Weaver also said that EDSA Inc. will "absolutely" consider the 1.5 acres of land located on North Atherton Street that was recently purchased by Penn State in their plans for Urban Village.
Carl Hess, borough planning director, said the land recently acquired by Penn State would have been considered even if the university had not purchased it.
"The property is a redevelopment site regardless of who owns it," Hess said.
Dickinson said public input will be a very important part of the process, which will include discussions with property owners and residents of the Urban Village neighborhood.
"It's important to hear what the public likes and dislikes," Dickinson said. "We will work with the borough to get the word out."
Borough Council member Elizabeth Goreham said public input is important.
"We want people to feel this is a dialogue," she said.
Weaver said when the time comes EDSA Inc. will carefully piece the final plan together.
"We will take the best ideas from all the plans and blend them into a final plan. We will throw out the dislikes and keep the likes," he said.
Art Heim, senior associate for economic development and planning for the Delta Group also said community input was crucial to the process.
"We want as much understanding of the community's input as possible," he said.
There was also a discussion of a possible name change for the Urban Village neighborhood.
"How about coming up with a new name for the area," Welch said. "The [name] Urban Village represents a failed vision for the area. It was cooked up in the early '90s with the goal of creating Boalsburg in the heart of State College. I'd like something more neutral, we could take a lesson from SoHo and make it NoCo - north of State College."
Although a goal of the Borough Council is to increase the tax base of the borough by bringing in more permanent housing to the Urban Village neighborhood, Welch said the objective was to not drive out students.

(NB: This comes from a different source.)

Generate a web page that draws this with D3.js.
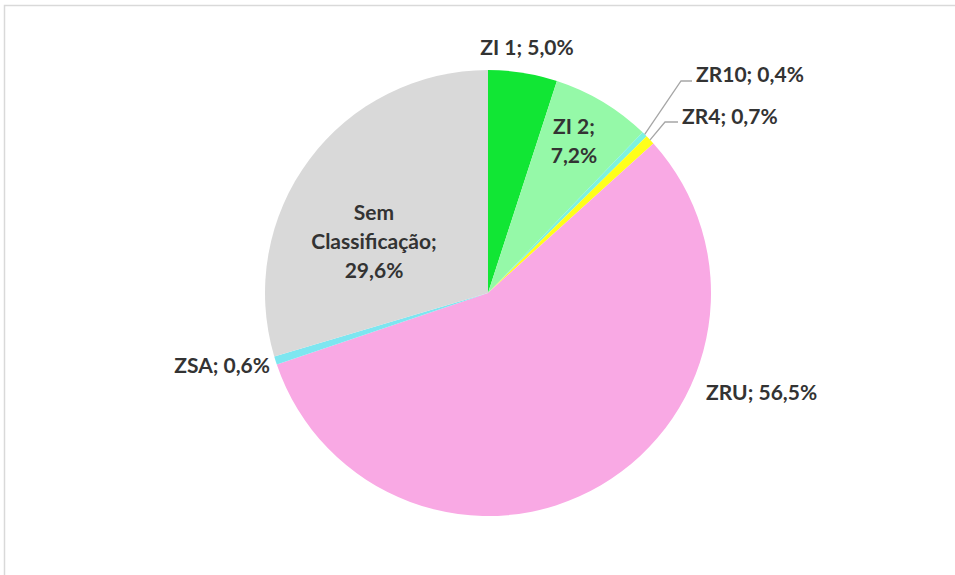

"Our goal is to have more and better student housing," he said.
The area is currently comprised almost entirely of students.
Council members said another primary goal is to increase housing diversity by bringing housing for low-income residents to the neighborhood, and many community members expressed agreement with this idea.
Council member Don Hahn also said he hopes the phrase "eminent domain" does not get thrown around in the revitalization process.
"A lot of this development has to have the consensus of property owners," Hahn said, adding that using eminent domain would not get any support from those property owners.
Using eminent domain would allow the borough to evict residents in order to use their property however they pleased.
Borough manager Tom Fountaine said the next step in this process would be to create a steering committee that would work with the contractors and provide insight throughout the plan.
Fountaine said the steering committee would be comprised of Borough Council members, the State College Planning Commission, representatives from Penn State, property owners in the Urban Village and members of the Off-campus Student Union.